- _Available data_

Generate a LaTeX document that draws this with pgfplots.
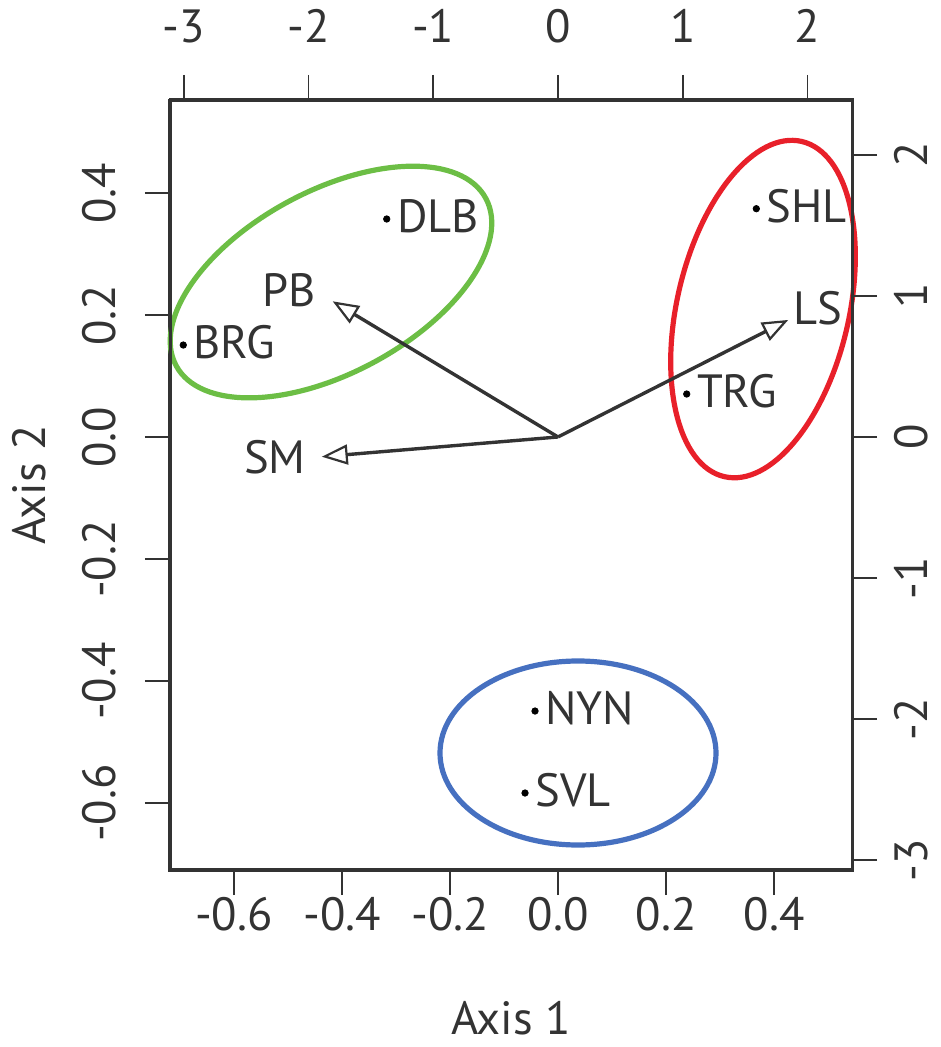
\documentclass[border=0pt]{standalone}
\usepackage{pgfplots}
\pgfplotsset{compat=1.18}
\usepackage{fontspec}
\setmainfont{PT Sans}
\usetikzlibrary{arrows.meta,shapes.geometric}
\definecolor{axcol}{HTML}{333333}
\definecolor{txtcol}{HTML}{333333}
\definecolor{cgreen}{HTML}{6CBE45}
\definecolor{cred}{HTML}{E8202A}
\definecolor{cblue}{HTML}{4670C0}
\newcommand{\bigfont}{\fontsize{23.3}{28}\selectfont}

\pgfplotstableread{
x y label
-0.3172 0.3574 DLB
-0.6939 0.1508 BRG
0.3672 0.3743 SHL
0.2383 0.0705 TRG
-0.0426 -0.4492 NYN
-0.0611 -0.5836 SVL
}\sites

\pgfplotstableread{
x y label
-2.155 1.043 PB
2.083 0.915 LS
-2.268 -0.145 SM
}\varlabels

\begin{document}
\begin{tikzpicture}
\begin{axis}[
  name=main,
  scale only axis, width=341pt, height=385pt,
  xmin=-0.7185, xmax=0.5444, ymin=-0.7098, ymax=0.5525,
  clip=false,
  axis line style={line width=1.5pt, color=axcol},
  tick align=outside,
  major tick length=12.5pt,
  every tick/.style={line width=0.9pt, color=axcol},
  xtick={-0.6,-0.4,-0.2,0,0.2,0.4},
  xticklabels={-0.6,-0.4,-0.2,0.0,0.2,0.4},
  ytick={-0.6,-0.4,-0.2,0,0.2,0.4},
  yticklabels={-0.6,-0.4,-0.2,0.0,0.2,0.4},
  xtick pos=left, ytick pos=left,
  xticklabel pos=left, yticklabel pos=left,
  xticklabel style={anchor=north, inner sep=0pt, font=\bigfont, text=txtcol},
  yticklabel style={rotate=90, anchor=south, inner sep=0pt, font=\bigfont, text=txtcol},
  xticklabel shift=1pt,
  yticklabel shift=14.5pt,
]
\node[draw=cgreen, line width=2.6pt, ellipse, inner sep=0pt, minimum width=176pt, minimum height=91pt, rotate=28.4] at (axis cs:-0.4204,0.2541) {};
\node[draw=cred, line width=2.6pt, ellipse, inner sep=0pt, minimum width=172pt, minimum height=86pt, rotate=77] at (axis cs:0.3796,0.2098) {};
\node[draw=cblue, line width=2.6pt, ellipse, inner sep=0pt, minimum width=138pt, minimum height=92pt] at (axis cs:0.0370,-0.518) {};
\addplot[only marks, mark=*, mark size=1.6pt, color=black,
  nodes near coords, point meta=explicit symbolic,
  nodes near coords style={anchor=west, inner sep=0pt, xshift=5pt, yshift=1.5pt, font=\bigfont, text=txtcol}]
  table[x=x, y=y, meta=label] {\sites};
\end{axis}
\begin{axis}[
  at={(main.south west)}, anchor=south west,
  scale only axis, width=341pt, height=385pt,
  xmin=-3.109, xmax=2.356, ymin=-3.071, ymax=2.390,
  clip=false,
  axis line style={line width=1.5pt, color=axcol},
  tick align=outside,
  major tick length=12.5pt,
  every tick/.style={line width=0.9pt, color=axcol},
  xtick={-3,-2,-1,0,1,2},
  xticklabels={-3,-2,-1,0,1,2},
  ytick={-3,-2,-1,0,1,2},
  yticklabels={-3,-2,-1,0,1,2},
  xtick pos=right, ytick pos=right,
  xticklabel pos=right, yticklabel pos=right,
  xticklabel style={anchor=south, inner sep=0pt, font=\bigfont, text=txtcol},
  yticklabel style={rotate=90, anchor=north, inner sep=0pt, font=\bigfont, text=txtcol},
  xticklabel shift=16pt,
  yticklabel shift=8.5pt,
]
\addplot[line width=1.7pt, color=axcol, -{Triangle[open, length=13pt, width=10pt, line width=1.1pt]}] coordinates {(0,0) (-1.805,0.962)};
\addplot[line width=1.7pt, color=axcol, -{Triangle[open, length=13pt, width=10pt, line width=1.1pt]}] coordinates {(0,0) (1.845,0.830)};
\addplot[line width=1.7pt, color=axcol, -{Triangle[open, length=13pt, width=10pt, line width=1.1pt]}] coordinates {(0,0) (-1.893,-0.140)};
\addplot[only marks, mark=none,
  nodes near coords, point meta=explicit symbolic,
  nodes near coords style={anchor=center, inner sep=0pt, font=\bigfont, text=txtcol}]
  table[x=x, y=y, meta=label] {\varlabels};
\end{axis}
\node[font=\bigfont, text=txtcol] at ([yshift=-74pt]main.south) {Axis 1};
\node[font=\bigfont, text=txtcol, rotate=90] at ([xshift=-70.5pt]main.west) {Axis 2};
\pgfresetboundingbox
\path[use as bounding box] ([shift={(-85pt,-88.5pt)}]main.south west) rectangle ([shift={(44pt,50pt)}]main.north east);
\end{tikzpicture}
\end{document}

- _Work instructions_
Repeat the material above word for word, please, apart from its images.

- _Worked solution_
Generate a LaTeX document that draws this with pgfplots.
\documentclass[border=0pt]{standalone}
\usepackage{pgfplots}
\pgfplotsset{compat=1.18}
\usepackage{fontspec}
\setmainfont{PT Sans}
\usetikzlibrary{arrows.meta,shapes.geometric}
\definecolor{axcol}{HTML}{333333}
\definecolor{txtcol}{HTML}{333333}
\definecolor{cgreen}{HTML}{6CBE45}
\definecolor{cred}{HTML}{E8202A}
\definecolor{cblue}{HTML}{4670C0}
\newcommand{\bigfont}{\fontsize{23.3}{28}\selectfont}

\pgfplotstableread{
x y label
-0.3172 0.3574 DLB
-0.6939 0.1508 BRG
0.3672 0.3743 SHL
0.2383 0.0705 TRG
-0.0426 -0.4492 NYN
-0.0611 -0.5836 SVL
}\sites

\pgfplotstableread{
x y label
-2.155 1.043 PB
2.083 0.915 LS
-2.268 -0.145 SM
}\varlabels

\begin{document}
\begin{tikzpicture}
\begin{axis}[
  name=main,
  scale only axis, width=341pt, height=385pt,
  xmin=-0.7185, xmax=0.5444, ymin=-0.7098, ymax=0.5525,
  clip=false,
  axis line style={line width=1.5pt, color=axcol},
  tick align=outside,
  major tick length=12.5pt,
  every tick/.style={line width=0.9pt, color=axcol},
  xtick={-0.6,-0.4,-0.2,0,0.2,0.4},
  xticklabels={-0.6,-0.4,-0.2,0.0,0.2,0.4},
  ytick={-0.6,-0.4,-0.2,0,0.2,0.4},
  yticklabels={-0.6,-0.4,-0.2,0.0,0.2,0.4},
  xtick pos=left, ytick pos=left,
  xticklabel pos=left, yticklabel pos=left,
  xticklabel style={anchor=north, inner sep=0pt, font=\bigfont, text=txtcol},
  yticklabel style={rotate=90, anchor=south, inner sep=0pt, font=\bigfont, text=txtcol},
  xticklabel shift=1pt,
  yticklabel shift=14.5pt,
]
\node[draw=cgreen, line width=2.6pt, ellipse, inner sep=0pt, minimum width=176pt, minimum height=91pt, rotate=28.4] at (axis cs:-0.4204,0.2541) {};
\node[draw=cred, line width=2.6pt, ellipse, inner sep=0pt, minimum width=172pt, minimum height=86pt, rotate=77] at (axis cs:0.3796,0.2098) {};
\node[draw=cblue, line width=2.6pt, ellipse, inner sep=0pt, minimum width=138pt, minimum height=92pt] at (axis cs:0.0370,-0.518) {};
\addplot[only marks, mark=*, mark size=1.6pt, color=black,
  nodes near coords, point meta=explicit symbolic,
  nodes near coords style={anchor=west, inner sep=0pt, xshift=5pt, yshift=1.5pt, font=\bigfont, text=txtcol}]
  table[x=x, y=y, meta=label] {\sites};
\end{axis}
\begin{axis}[
  at={(main.south west)}, anchor=south west,
  scale only axis, width=341pt, height=385pt,
  xmin=-3.109, xmax=2.356, ymin=-3.071, ymax=2.390,
  clip=false,
  axis line style={line width=1.5pt, color=axcol},
  tick align=outside,
  major tick length=12.5pt,
  every tick/.style={line width=0.9pt, color=axcol},
  xtick={-3,-2,-1,0,1,2},
  xticklabels={-3,-2,-1,0,1,2},
  ytick={-3,-2,-1,0,1,2},
  yticklabels={-3,-2,-1,0,1,2},
  xtick pos=right, ytick pos=right,
  xticklabel pos=right, yticklabel pos=right,
  xticklabel style={anchor=south, inner sep=0pt, font=\bigfont, text=txtcol},
  yticklabel style={rotate=90, anchor=north, inner sep=0pt, font=\bigfont, text=txtcol},
  xticklabel shift=16pt,
  yticklabel shift=8.5pt,
]
\addplot[line width=1.7pt, color=axcol, -{Triangle[open, length=13pt, width=10pt, line width=1.1pt]}] coordinates {(0,0) (-1.805,0.962)};
\addplot[line width=1.7pt, color=axcol, -{Triangle[open, length=13pt, width=10pt, line width=1.1pt]}] coordinates {(0,0) (1.845,0.830)};
\addplot[line width=1.7pt, color=axcol, -{Triangle[open, length=13pt, width=10pt, line width=1.1pt]}] coordinates {(0,0) (-1.893,-0.140)};
\addplot[only marks, mark=none,
  nodes near coords, point meta=explicit symbolic,
  nodes near coords style={anchor=center, inner sep=0pt, font=\bigfont, text=txtcol}]
  table[x=x, y=y, meta=label] {\varlabels};
\end{axis}
\node[font=\bigfont, text=txtcol] at ([yshift=-74pt]main.south) {Axis 1};
\node[font=\bigfont, text=txtcol, rotate=90] at ([xshift=-70.5pt]main.west) {Axis 2};
\pgfresetboundingbox
\path[use as bounding box] ([shift={(-85pt,-88.5pt)}]main.south west) rectangle ([shift={(44pt,50pt)}]main.north east);
\end{tikzpicture}
\end{document}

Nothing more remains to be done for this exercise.